The Most Abraham-like Christian of the Year
Michelle and I have moved 11 times in 17 years of marriage.  Surely there must be an award for this.  Abraham was told by God to move, and he did – 1200 miles away from his home.  Michelle and I were told by God to move, and we did – 1400 miles away from our home.  Looks like we beat him by 200 miles.

Animal Caretaker Christian of the Year
There has to be an award for what I have to put up with.  Max, our 2 year-old boxer is both deaf and dumb.  He really is hapless and seems to have no clue what he’s doing on this earth.  Although he is extremely loving, the frustration of trying to get him to understand the most basic of human-to-dog commands just about does me in.

Smartest Christian Dad of the Year
With three teenage girls in the house, I once was considered the dumbest Christian dad in the whole world.  But to the two daughters who have moved out and are now living independent lives, miraculously, I have changed from the dumbest to the smartest.  Although one of the three (the one still at home) still considers me pretty dumb, I am reveling in the sudden change of heart of the other two.

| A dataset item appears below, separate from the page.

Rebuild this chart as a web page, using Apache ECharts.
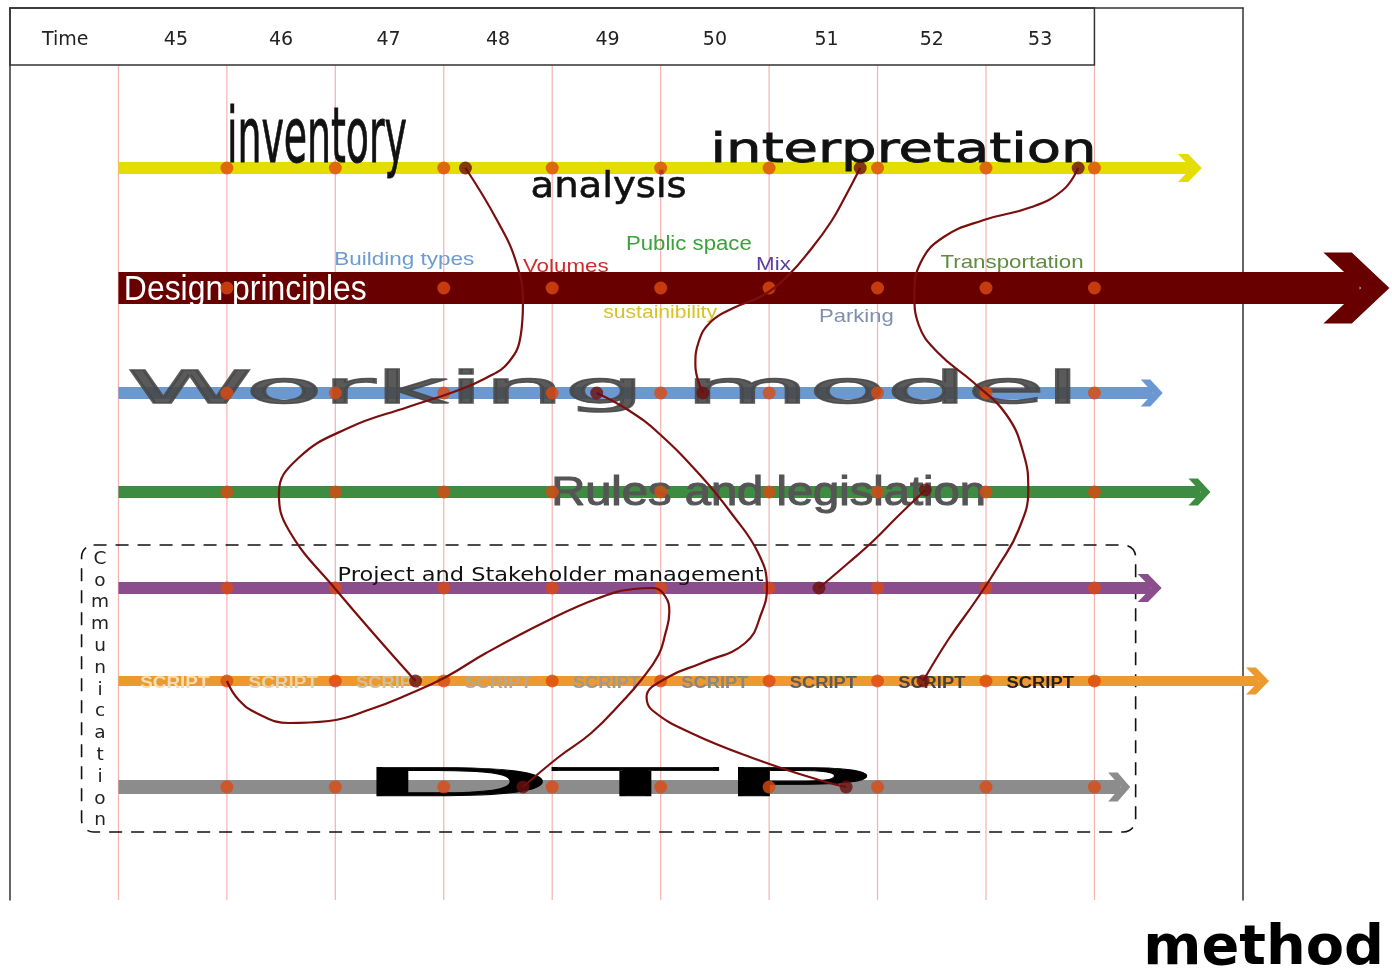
<!DOCTYPE html>
<html>
<head>
<meta charset="utf-8">
<script src="https://cdn.jsdelivr.net/npm/echarts@6/dist/echarts.min.js"></script>
<style>
  html, body { margin: 0; background: #fff; }
  #chart { width: 1392px; height: 972px; }
</style>
</head>
<body>
<div id="chart"></div>
<script>
  // week boundaries (vertical guide lines) and header labels
  var weekLines = [45, 46, 47, 48, 49, 50, 51, 52, 53, 54];
  var headerLabels = ['Time', '45', '46', '47', '48', '49', '50', '51', '52', '53'];
  var headerAt = [44.51, 45.53, 46.5, 47.49, 48.5, 49.51, 50.5, 51.53, 52.5, 53.5];

  // lanes (tracks), y position and where the arrow tip ends
  var laneNames = ['research', 'Design principles', 'Working model', 'Rules and legislation',
                   'Project and Stakeholder management', 'SCRIPT', 'DTP'];
  var laneY = [168, 288, 393, 492, 588, 681, 787];
  var laneStart = [45, 45, 45, 45, 45, 45, 45];
  var laneTip = [54.99, 56.72, 54.63, 55.07, 54.62, 55.61, 54.33];

  // milestone dots on each lane (week boundaries)
  var laneDots = [
    [46, 47, 48, 49, 50, 51, 52, 53, 54],
    [46, 48, 49, 50, 51, 52, 53, 54],
    [46, 47, 48, 49, 50, 51, 52, 53, 54],
    [46, 47, 48, 49, 50, 51, 52, 53, 54],
    [46, 47, 48, 49, 50, 51, 52, 53, 54],
    [46, 47, 48, 49, 50, 51, 52, 53, 54],
    [46, 47, 48, 49, 50, 51, 52, 53, 54]
  ];

  // end points of the links between lanes
  var linkDots = [[48.20, 168], [51.84, 168], [53.85, 168], [49.41, 393], [50.39, 393],
                  [52.44, 490], [51.46, 588], [47.74, 681], [52.42, 681], [48.73, 787], [51.71, 787]];

  // hand drawn links
  var linkA = [[48.20, 168], [48.49, 220], [48.67, 263], [48.73, 303], [48.71, 335], [48.60, 362],
               [48.39, 378], [48.09, 392], [47.67, 407], [47.12, 428], [46.66, 458], [46.48, 493],
               [46.57, 530], [47.00, 589], [47.74, 681]];
  var linkB = [[48.73, 787], [49.06, 757], [49.36, 733], [49.66, 700], [49.82, 680], [49.98, 655],
               [50.04, 635], [50.08, 612], [50.04, 596], [49.93, 588], [49.75, 589], [49.43, 598],
               [48.97, 620], [48.39, 653], [48.02, 677], [47.66, 695], [47.33, 709], [46.94, 721],
               [46.57, 723], [46.29, 714], [46.11, 700], [46.00, 681]];
  var linkC = [[49.41, 393], [49.70, 410], [49.98, 433], [50.38, 477], [50.65, 513], [50.90, 553],
               [50.98, 587], [50.93, 613], [50.78, 643], [50.38, 663], [50.07, 677], [49.87, 697],
               [49.92, 710], [50.28, 733], [50.90, 760], [51.46, 780], [51.71, 787]];
  var linkD = [[51.84, 168], [51.71, 195], [51.57, 222], [51.38, 250], [51.18, 275], [50.95, 295],
               [50.67, 308], [50.46, 322], [50.35, 342], [50.32, 365], [50.39, 393]];
  var linkE = [[53.85, 168], [53.71, 190], [53.42, 207], [52.98, 220], [52.61, 237], [52.40, 262],
               [52.34, 295], [52.38, 325], [52.56, 353], [52.88, 382], [53.19, 415], [53.35, 455],
               [53.39, 490], [53.30, 530], [53.12, 565], [52.91, 600], [52.65, 640], [52.42, 681]];
  var linkF = [[51.46, 588], [51.73, 563], [51.96, 541], [52.19, 516], [52.44, 490]];
  var links = [linkA, linkB, linkC, linkD, linkE, linkF];

  // texts stretched between two x values, sitting on a baseline
  var textLabels = ['inventory', 'analysis', 'interpretation', 'Design principles', 'Working model',
    'Rules and legislation', 'Building types', 'Volumes', 'Public space', 'Mix', 'Transportation',
    'sustainibility', 'Parking', 'Project and Stakeholder management',
    'SCRIPT', 'SCRIPT', 'SCRIPT', 'SCRIPT', 'SCRIPT', 'SCRIPT', 'SCRIPT', 'SCRIPT', 'SCRIPT',
    'DTP', 'method'];
  var textFrom = [46.00, 48.80, 50.46, 45.05, 45.08, 48.99, 46.99, 48.73, 49.68, 50.88, 52.58,
    49.47, 51.46, 47.02, 45.20, 46.20, 47.19, 48.19, 49.19, 50.19, 51.19, 52.19, 53.19, 47.17, 54.45];
  var textTo = [47.66, 50.24, 54.02, 47.29, 53.87, 53.00, 48.28, 49.52, 50.84, 51.20, 53.90,
    50.52, 52.15, 50.95, 45.84, 46.84, 47.81, 48.81, 49.81, 50.81, 51.81, 52.81, 53.81, 51.96, 56.67];
  var textBase = [164, 198, 163, 300, 404, 506, 265, 272, 250, 270, 268,
    318, 322, 582, 688, 688, 688, 688, 688, 688, 688, 688, 688, 797, 966];

  var sideLabel = 'Communication';
  var sideAt = [44.83, 548];

  // ---- styles ----
  var SANS = "'DejaVu Sans', sans-serif";
  var COND = "'DejaVu Sans Condensed', 'DejaVu Sans', sans-serif";
  var ARIAL = "'Liberation Sans', Arial, sans-serif";
  var scriptColors = ['#f4dfb2', '#e4d5aa', '#cdc19d', '#b4a98f', '#a09988', '#8b867e', '#5f5b56', '#45413d', '#221f1c'];
  var textStyle = [
    {size: 76, family: COND, color: '#111', stroke: 0.8},
    {size: 36, family: SANS, color: '#111', stroke: 0.6},
    {size: 41, family: SANS, color: '#111', stroke: 0.8},
    {size: 35, family: ARIAL, color: '#fff'},
    {size: 45, family: SANS, color: '#484848', opacity: 0.9, stroke: 1.4},
    {size: 41, family: ARIAL, color: '#555', stroke: 1.1},
    {size: 19, family: ARIAL, color: '#6c9bd0'},
    {size: 19, family: ARIAL, color: '#d02a2a'},
    {size: 20, family: ARIAL, color: '#3ca03c'},
    {size: 19, family: ARIAL, color: '#5a3e9e'},
    {size: 19, family: ARIAL, color: '#5f8c40'},
    {size: 18, family: ARIAL, color: '#d8c22a'},
    {size: 19, family: ARIAL, color: '#8090ac'},
    {size: 20, family: SANS, color: '#111'}
  ];
  scriptColors.forEach(function (c) {
    textStyle.push({size: 16, family: ARIAL, weight: 'bold', color: c});
  });
  textStyle.push({size: 39, family: SANS, color: '#000', stroke: 0.9});
  textStyle.push({size: 55, family: SANS, weight: 'bold', color: '#000'});

  var laneStyle = [
    {color: '#e4de00', width: 12, aw: 24, ah: 28},
    {color: '#690000', width: 32, aw: 66, ah: 71},
    {color: '#6b98d0', width: 12, aw: 22, ah: 27},
    {color: '#3e8b42', width: 12, aw: 22, ah: 27},
    {color: '#8b4e8c', width: 12, aw: 24, ah: 28},
    {color: '#ec9a30', width: 10, aw: 23, ah: 27},
    {color: '#8c8c8c', width: 14, aw: 22, ah: 29}
  ];

  var measureCtx = document.createElement('canvas').getContext('2d');
  function measure(text, font) {
    measureCtx.font = font;
    return measureCtx.measureText(text).width;
  }

  var chart = echarts.init(document.getElementById('chart'));

  function renderWeekLine(params, api) {
    var a = api.coord([api.value(0), 65]);
    var b = api.coord([api.value(0), 900]);
    return {
      type: 'line',
      shape: {x1: a[0], y1: a[1], x2: b[0], y2: b[1]},
      style: {stroke: 'rgba(238,100,100,0.5)', lineWidth: 1.2}
    };
  }

  function renderLane(params, api) {
    var i = api.value(3);
    var st = laneStyle[i];
    var p0 = api.coord([api.value(0), api.value(2)]);
    var tip = api.coord([api.value(1), api.value(2)]);
    var y = p0[1], W = st.aw, H = st.ah, back = tip[0] - W, n = 0.43;
    return {
      type: 'group',
      children: [
        {type: 'rect', shape: {x: p0[0], y: y - st.width / 2, width: back + W * 0.55 - p0[0], height: st.width},
          style: {fill: st.color}},
        {type: 'polygon', shape: {points: [[back, y - H / 2], [back + W * n, y - H / 2], [tip[0], y],
          [back + W * n, y + H / 2], [back, y + H / 2], [back + W * (1 - n), y]]}, style: {fill: st.color}}
      ]
    };
  }

  function renderText(params, api) {
    var i = api.value(3);
    var st = textStyle[i];
    var a = api.coord([api.value(0), api.value(2)]);
    var b = api.coord([api.value(1), api.value(2)]);
    var font = (st.weight || 'normal') + ' ' + st.size + 'px ' + st.family;
    var w = measure(textLabels[i], font);
    var style = {text: textLabels[i], font: font, fill: st.color, opacity: st.opacity || 1,
      align: 'left', verticalAlign: 'middle'};
    if (st.stroke) {
      style.stroke = st.color;
      style.lineWidth = st.stroke;
    }
    return {
      type: 'text',
      x: a[0],
      y: a[1] - st.size * 0.29,
      scaleX: (b[0] - a[0]) / w,
      style: style
    };
  }

  function renderHeader(params, api) {
    var p = api.coord([api.value(0), 40]);
    return {
      type: 'text', x: p[0], y: p[1],
      style: {text: headerLabels[api.value(1)], font: '19px ' + SANS, fill: '#222',
        align: 'center', verticalAlign: 'middle'}
    };
  }

  function renderSide(params, api) {
    var p = api.coord([api.value(0), api.value(1)]);
    return {
      type: 'text', x: p[0], y: p[1],
      style: {text: sideLabel.split('').join('\n'), font: '18.5px ' + SANS, fill: '#222',
        lineHeight: 21.8, align: 'center', verticalAlign: 'top'}
    };
  }

  function renderFrame(params, api) {
    var a = api.coord([api.value(0), api.value(1)]);
    var b = api.coord([api.value(2), api.value(3)]);
    var dashed = api.value(4) === 1;
    return {
      type: 'rect',
      shape: {x: a[0], y: a[1], width: b[0] - a[0], height: b[1] - a[1], r: dashed ? 12 : 0},
      style: dashed
        ? {fill: 'none', stroke: '#111', lineWidth: 1.6, lineDash: [13, 9]}
        : {fill: 'none', stroke: '#333', lineWidth: 1.5}
    };
  }

  var laneDotData = [];
  laneDots.forEach(function (weeks, i) {
    weeks.forEach(function (w) { laneDotData.push([w, laneY[i]]); });
  });

  var series = [
    {type: 'custom', name: 'weeks', z: 1, renderItem: renderWeekLine,
      data: weekLines.map(function (w) { return [w]; }), encode: {x: 0}},
    {type: 'custom', name: 'frames', z: 2, renderItem: renderFrame,
      data: [[44, 8, 54, 65, 0], [44.66, 545, 54.38, 832, 1]], encode: {x: [0, 2], y: [1, 3]}},
    {type: 'custom', name: 'lanes', z: 3, renderItem: renderLane,
      data: laneNames.map(function (n, i) { return [laneStart[i], laneTip[i], laneY[i], i]; }),
      encode: {x: [0, 1], y: 2}},
    {type: 'custom', name: 'texts', z: 4, renderItem: renderText,
      data: textLabels.map(function (t, i) { return [textFrom[i], textTo[i], textBase[i], i]; }),
      encode: {x: [0, 1], y: 2}},
    {type: 'custom', name: 'header', z: 4, renderItem: renderHeader,
      data: headerAt.map(function (x, i) { return [x, i]; }), encode: {x: 0}},
    {type: 'custom', name: 'side', z: 4, renderItem: renderSide,
      data: [sideAt], encode: {x: 0, y: 1}},
    {type: 'scatter', name: 'milestones', z: 5, symbolSize: 13,
      itemStyle: {color: '#dc4a12'}, data: laneDotData}
  ];
  links.forEach(function (pts, k) {
    series.push({type: 'line', name: 'link' + k, z: 6, data: pts, smooth: 0.45, showSymbol: false,
      clip: false, lineStyle: {color: '#7b0f0f', width: 2.2}});
  });
  series.push({type: 'scatter', name: 'ends', z: 7, symbolSize: 13,
    itemStyle: {color: '#6b0f0f'}, data: linkDots});

  var option = {
    animation: false,
    grid: {left: 10, top: 8, width: 1233, height: 892},
    xAxis: {type: 'value', min: 44, max: 55.37, position: 'top',
      axisLine: {show: true, onZero: false, lineStyle: {color: '#333', width: 1.5}},
      axisTick: {show: false}, axisLabel: {show: false}, splitLine: {show: false}},
    yAxis: [
      {type: 'value', min: 8, max: 900, inverse: true, position: 'left',
        axisLine: {show: true, onZero: false, lineStyle: {color: '#333', width: 1.5}},
        axisTick: {show: false}, axisLabel: {show: false}, splitLine: {show: false}},
      {type: 'value', min: 8, max: 900, inverse: true, position: 'right',
        axisLine: {show: true, onZero: false, lineStyle: {color: '#333', width: 1.5}},
        axisTick: {show: false}, axisLabel: {show: false}, splitLine: {show: false}}
    ],
    series: series
  };
  option && chart.setOption(option);
</script>
</body>
</html>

Most Random Varsity Letter Carrying Christian of the Year
I am a high school varsity letter winner.  I worked hard for it, sweat a lot, and was often mentally and physically drained in my quest to secure it.  I ran cross country in high school, but it was not in cross country that I earned my letter.  It was not until the spring of my senior year that I was offered the hallowed high school award.  Earlier that fall, I was selected – among a field of highly talented and qualified dancers and gymnasts – to represent my school as the school mascot, Clawd the Cougar.  I put a ton of effort into this and made every game an event: halftime dance shows, taking on the other mascots in a game of one-on-one (which I always won), bribing the refs with large bills.  My efforts did not go unnoticed as I was unexpectedly awarded a varsity letter at the end-of-the-year basketball banquet! How nerdy is that?!